Patients suffering these side effects often complain that the pain of the treatment is as severe as the cancer itself. However, at the time, it was the best choice to save lives, so many patients had no choice but to undergo chemotherapy, enduring hair loss, vomiting, and even the risk of infection due to weakened immunity. Of course, enduring hair loss and vomiting was preferable to losing one’s life, so administering these anticancer drugs, despite their severe side effects, was unavoidable. However, as life-threatening infectious diseases were conquered by various antibiotics, antivirals, and vaccines, cancer emerged as one of the most severe diseases threatening human life, surpassing other illnesses. This heightened the need for effective cancer treatments with fewer side effects. To address this, a new concept of anticancer drugs emerged: drugs that distinguish between normal cells and cancer cells, targeting only the destruction of cancer cells. These drugs are also called targeted anticancer drugs because they recognize characteristics unique to cancer cells and selectively inhibit only the division of cancer cells, excluding normal cells. Many anticancer drugs used recently belong to this category.

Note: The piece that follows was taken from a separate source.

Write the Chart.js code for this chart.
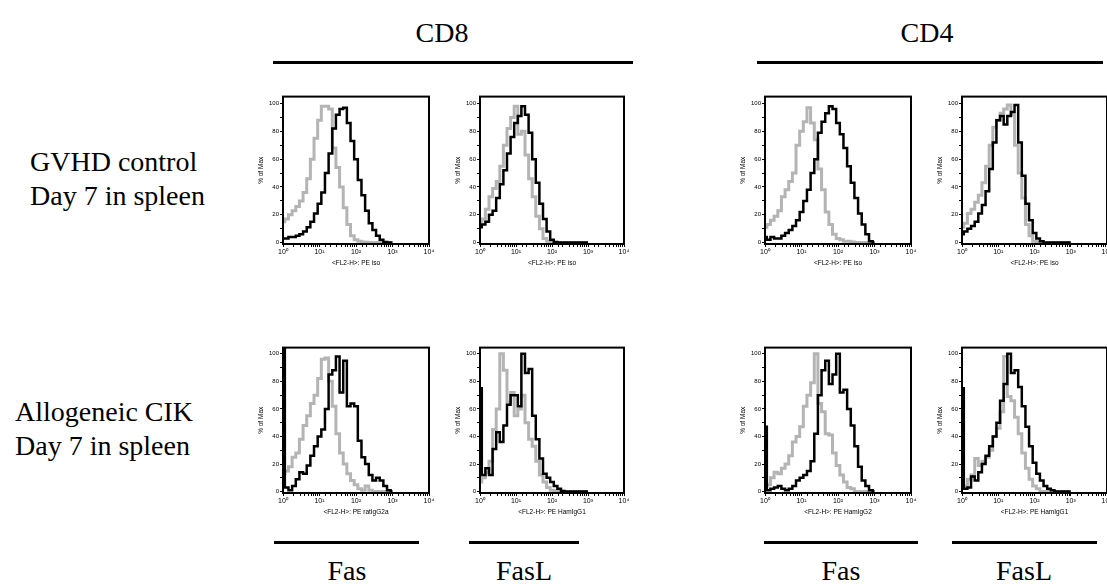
<!DOCTYPE html>
<html lang="en">
<head>
<meta charset="utf-8" />
<title>Fas / FasL on CD8 and CD4 cells</title>
<script src="https://cdn.jsdelivr.net/npm/chart.js@4/dist/chart.umd.min.js"></script>
<style>
  body { margin: 0; background: #fff; width: 1107px; height: 584px; overflow: hidden; position: relative;
         font-family: "Liberation Serif", "Times New Roman", serif; color: #000; }
  .lbl { position: absolute; font-size: 28px; line-height: 30px; white-space: nowrap; }
  .mid { transform: translateX(-50%); text-align: center; }
  .bar { position: absolute; height: 3px; background: #000; }
  canvas { position: absolute; }
</style>
</head>
<body>
  <div class="lbl mid" style="left:442px; top:18px">CD8</div>
  <div class="lbl mid" style="left:927px; top:18px">CD4</div>
  <div class="bar" style="left:273px; top:61px; width:360px"></div>
  <div class="bar" style="left:757px; top:61px; width:346px"></div>

  <div class="lbl" style="left:30px; top:145px; line-height:34px">GVHD control<br>Day 7 in spleen</div>
  <div class="lbl" style="left:15px; top:395px; line-height:34px">Allogeneic CIK<br>Day 7 in spleen</div>

  <div class="bar" style="left:274px; top:541px; width:145px"></div>
  <div class="bar" style="left:469px; top:541px; width:110px"></div>
  <div class="bar" style="left:764px; top:541px; width:154px"></div>
  <div class="bar" style="left:952px; top:541px; width:145px"></div>
  <div class="lbl mid" style="left:347px; top:556px">Fas</div>
  <div class="lbl mid" style="left:524px; top:556px">FasL</div>
  <div class="lbl mid" style="left:841px; top:556px">Fas</div>
  <div class="lbl mid" style="left:1024px; top:556px">FasL</div>

<script>
// fluorescence channel (FL2-H), 10 bins per decade
const binX = [1, 1.26, 1.58, 2, 2.51, 3.16, 3.98, 5.01, 6.31, 7.94,
  10, 12.6, 15.8, 20, 25.1, 31.6, 39.8, 50.1, 63.1, 79.4,
  100, 126, 158, 200, 251, 316, 398, 501, 631, 794, 1000]

// GVHD control, day 7 (gray = isotype, black = stain), % of max
const cd8FasCtrlIso  = [15, 17, 20, 23, 26, 30, 36, 46, 60, 75, 88, 98, 98, 96, 68, 54, 40, 25, 13, 5, 2, 1, 0.5, 0.3, 0, 0, 0, 0, 0, 0, 0]
const cd8FasCtrl     = [3, 3, 4, 4, 5, 6, 8, 11, 15, 21, 28, 36, 50, 64, 82, 92, 96, 97, 86, 73, 60, 45, 34, 23, 14, 9, 5, 2, 0.5, 0, 0]
const cd8FaslCtrlIso = [15, 17, 24, 33, 39, 44, 55, 70, 82, 90, 98, 78, 80, 63, 46, 33, 19, 10, 3, 1, 0, 0, 0, 0, 0, 0, 0, 0, 0, 0, 0]
const cd8FaslCtrl    = [11, 13, 15, 20, 23, 32, 42, 52, 64, 76, 86, 91, 98, 92, 79, 60, 43, 28, 17, 8, 2, 0.5, 0, 0, 0, 0, 0, 0, 0, 0, 0]
const cd4FasCtrlIso  = [11, 13, 16, 19, 23, 33, 38, 44, 50, 70, 80, 87, 97, 86, 74, 53, 38, 22, 13, 6, 3, 2, 1, 1, 0.5, 0, 0, 0, 0, 0, 0]
const cd4FasCtrl     = [4, 2, 4, 3, 3, 5, 7, 9, 12, 16, 22, 30, 38, 50, 60, 79, 87, 93, 98, 96, 86, 78, 68, 55, 43, 32, 21, 13, 6, 1, 0]
const cd4FaslCtrlIso = [11, 14, 21, 24, 29, 34, 43, 55, 70, 83, 88, 93, 96, 99, 92, 70, 50, 32, 13, 5, 1, 0, 0, 0, 0, 0, 0, 0, 0, 0, 0]
const cd4FaslCtrl    = [6, 8, 10, 12, 15, 21, 27, 37, 53, 72, 88, 91, 85, 91, 94, 99, 72, 48, 28, 16, 7, 3, 1, 0, 0, 0, 0, 0, 0, 0, 0]

// allogeneic CIK, day 7
const cd8FasCikIso  = [13, 15, 18, 25, 28, 38, 48, 55, 64, 70, 82, 96, 97, 80, 62, 42, 28, 20, 13, 8, 5, 2, 1, 4, 1, 0, 0, 0, 0, 0, 0]
const cd8FasCik     = [105, 3, 1, 4, 9, 14, 13, 19, 26, 33, 40, 45, 60, 85, 88, 98, 72, 95, 62, 64, 62, 37, 25, 20, 12, 8, 10, 8, 4, 1, 0]
const cd8FaslCikIso = [7, 10, 14, 22, 45, 60, 100, 88, 65, 72, 55, 60, 70, 50, 38, 33, 22, 12, 7, 3, 1, 0.5, 0, 0, 0, 0, 0, 0, 0, 0, 0]
const cd8FaslCik    = [75, 12, 17, 12, 31, 43, 36, 48, 63, 70, 70, 62, 100, 86, 89, 55, 38, 24, 13, 10, 7, 4, 2, 0.5, 0, 0, 0, 0, 0, 0, 0]
const cd4FasCikIso  = [4, 5, 10, 14, 13, 17, 20, 26, 36, 40, 47, 62, 70, 79, 100, 64, 58, 42, 41, 28, 19, 12, 7, 3, 2, 0, 0, 0, 0, 0, 0]
const cd4FasCik     = [47, 1, 2, 3, 4, 2, 1, 2, 4, 8, 10, 12, 15, 22, 42, 70, 88, 95, 78, 85, 100, 72, 74, 60, 48, 33, 18, 8, 4, 1, 0]
const cd4FaslCikIso = [4, 4, 9, 12, 24, 19, 22, 25, 30, 40, 46, 58, 98, 69, 66, 54, 42, 28, 17, 9, 4, 2, 0, 0, 0, 0, 0, 0, 0, 0, 0]
const cd4FaslCik    = [75, 2, 3, 11, 8, 14, 20, 26, 33, 40, 50, 66, 78, 100, 86, 88, 76, 62, 47, 33, 21, 13, 8, 4, 2, 1, 0, 0, 0, 0, 0]

const supDigits = ['\u2070', '\u00b9', '\u00b2', '\u00b3', '\u2074']
const yTicks = [0, 5, 10, 15, 20, 25, 30, 35, 40, 45, 50, 55, 60, 65, 70, 75, 80, 85, 90, 95, 100]
const yLabels = [0, 20, 40, 60, 80, 100]

const panels = [
  { row: 0, col: 0, iso: cd8FasCtrlIso,  stain: cd8FasCtrl,  title: '<FL2-H>: PE iso' },
  { row: 0, col: 1, iso: cd8FaslCtrlIso, stain: cd8FaslCtrl, title: '<FL2-H>: PE iso' },
  { row: 0, col: 2, iso: cd4FasCtrlIso,  stain: cd4FasCtrl,  title: '<FL2-H>: PE iso' },
  { row: 0, col: 3, iso: cd4FaslCtrlIso, stain: cd4FaslCtrl, title: '<FL2-H>: PE iso' },
  { row: 1, col: 0, iso: cd8FasCikIso,  stain: cd8FasCik,  title: '<FL2-H>: PE ratIgG2a' },
  { row: 1, col: 1, iso: cd8FaslCikIso, stain: cd8FaslCik, title: '<FL2-H>: PE HamIgG1' },
  { row: 1, col: 2, iso: cd4FasCikIso,  stain: cd4FasCik,  title: '<FL2-H>: PE HamIgG2' },
  { row: 1, col: 3, iso: cd4FaslCikIso, stain: cd4FaslCik, title: '<FL2-H>: PE HamIgG1' },
]

// plot-area boxes in page pixels
const cols = [{ x: 283, w: 146 }, { x: 480, w: 144 }, { x: 765, w: 146 }, { x: 962, w: 145 }]
const rows = [{ y: 96, h: 148, max: 105 }, { y: 347, h: 146, max: 104.5 }]
const AXIS_W = 26, AXIS_H = 24, PAD_T = 4, PAD_R = 8

const frame = {
  id: 'frame',
  afterDatasetsDraw(chart) {
    const a = chart.chartArea, ctx = chart.ctx
    ctx.save()
    ctx.strokeStyle = '#000'
    ctx.lineWidth = 2
    ctx.strokeRect(a.left, a.top, a.right - a.left, a.bottom - a.top)
    ctx.restore()
  },
}

Chart.defaults.font.family = '"Liberation Sans", Arial, sans-serif'
Chart.defaults.color = '#000'

const series = (arr) => binX.map((x, i) => ({ x, y: arr[i] }))

panels.forEach((p) => {
  const c = cols[p.col], r = rows[p.row]
  const cv = document.createElement('canvas')
  cv.width = AXIS_W + c.w + PAD_R
  cv.height = PAD_T + r.h + AXIS_H
  cv.style.left = (c.x - AXIS_W) + 'px'
  cv.style.top = (r.y - PAD_T) + 'px'
  document.body.appendChild(cv)

  new Chart(cv.getContext('2d'), {
    type: 'line',
    data: {
      datasets: [
        { data: series(p.stain), borderColor: '#000', borderWidth: 2.5, stepped: 'middle', pointRadius: 0, fill: false },
        { data: series(p.iso), borderColor: '#b4b4b4', borderWidth: 3, stepped: 'middle', pointRadius: 0, fill: false },
      ],
    },
    options: {
      responsive: false,
      animation: false,
      devicePixelRatio: 1,
      layout: { padding: { top: PAD_T, right: PAD_R, left: 0, bottom: 0 } },
      plugins: { legend: { display: false }, tooltip: { enabled: false } },
      scales: {
        x: {
          type: 'logarithmic',
          min: 1,
          max: 10000,
          afterFit: (s) => { s.height = AXIS_H },
          border: { display: false },
          grid: { drawOnChartArea: false, tickLength: 3, color: '#000' },
          ticks: {
            autoSkip: false,
            maxRotation: 0,
            padding: 1,
            font: { size: 7 },
            callback: (v) => {
              const e = Math.round(Math.log10(v))
              return Math.abs(Math.pow(10, e) - v) < 1e-6 ? '10' + supDigits[e] : ''
            },
          },
          title: { display: true, text: p.title, font: { size: 6.5 }, padding: { top: 0, bottom: 1 } },
        },
        y: {
          min: -1,
          max: r.max,
          afterFit: (s) => { s.width = AXIS_W },
          afterBuildTicks: (s) => { s.ticks = yTicks.map((v) => ({ value: v })) },
          border: { display: false },
          grid: { drawOnChartArea: false, tickLength: 3, color: '#000' },
          ticks: {
            padding: 1,
            font: { size: 6 },
            callback: (v) => (yLabels.includes(v) ? String(v) : ''),
          },
          title: { display: true, text: '% of Max', font: { size: 6.5 }, padding: 0 },
        },
      },
    },
    plugins: [frame],
  })
})
</script>
</body>
</html>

A representative example of targeted anticancer drugs is angiogenesis inhibitors. As explained earlier, cancer cells divide at a very rapid rate and therefore require more nutrients than normal cells. To achieve this, cancer cells send signals to induce the formation of new blood vessels near themselves, allowing them to freely draw nutrients from the bloodstream. Anti-angiogenic agents are anticancer drugs that interfere with this very process. Rather than attacking cancer cells directly, they block the formation of blood vessels supplying nutrients to cancer cells, effectively starving the cancer cells by denying them food, thereby preventing further tumor growth. Starting with the discovery of endostatin, an angiogenesis inhibitor, by the O’Reilly research team in 1997, numerous angiogenesis inhibitors have been developed and are either in use or nearing commercialization. These include Avastin (bevacizumab), widely used for colorectal cancer, and the domestically developed DWM-M01A and DWM-M01S.
For modern people, ‘cancer’ is likely the most feared disease. This is because there is a perception that cancer is an unavoidably fatal illness. However, the situation is not as dire as it seems. Research on cancer and the development of treatments are progressing faster than ever before, and especially in recent years, innovative therapies have been developed one after another. Cancer is no longer viewed solely as a fatal disease as it was in the past; it is transforming into a chronic disease that can be treated and managed. The history of anticancer drugs spans less than a century. Within this brief period, the field of cancer treatment has achieved remarkable progress. Recently, many effective treatment methods have been developed, and even if cancer develops, the probability of surviving within five years after starting treatment increases every year. As research continues worldwide to elucidate the mechanisms of cancer development and develop effective anticancer drugs, it is reasonable to dream of a world free from cancer concerns.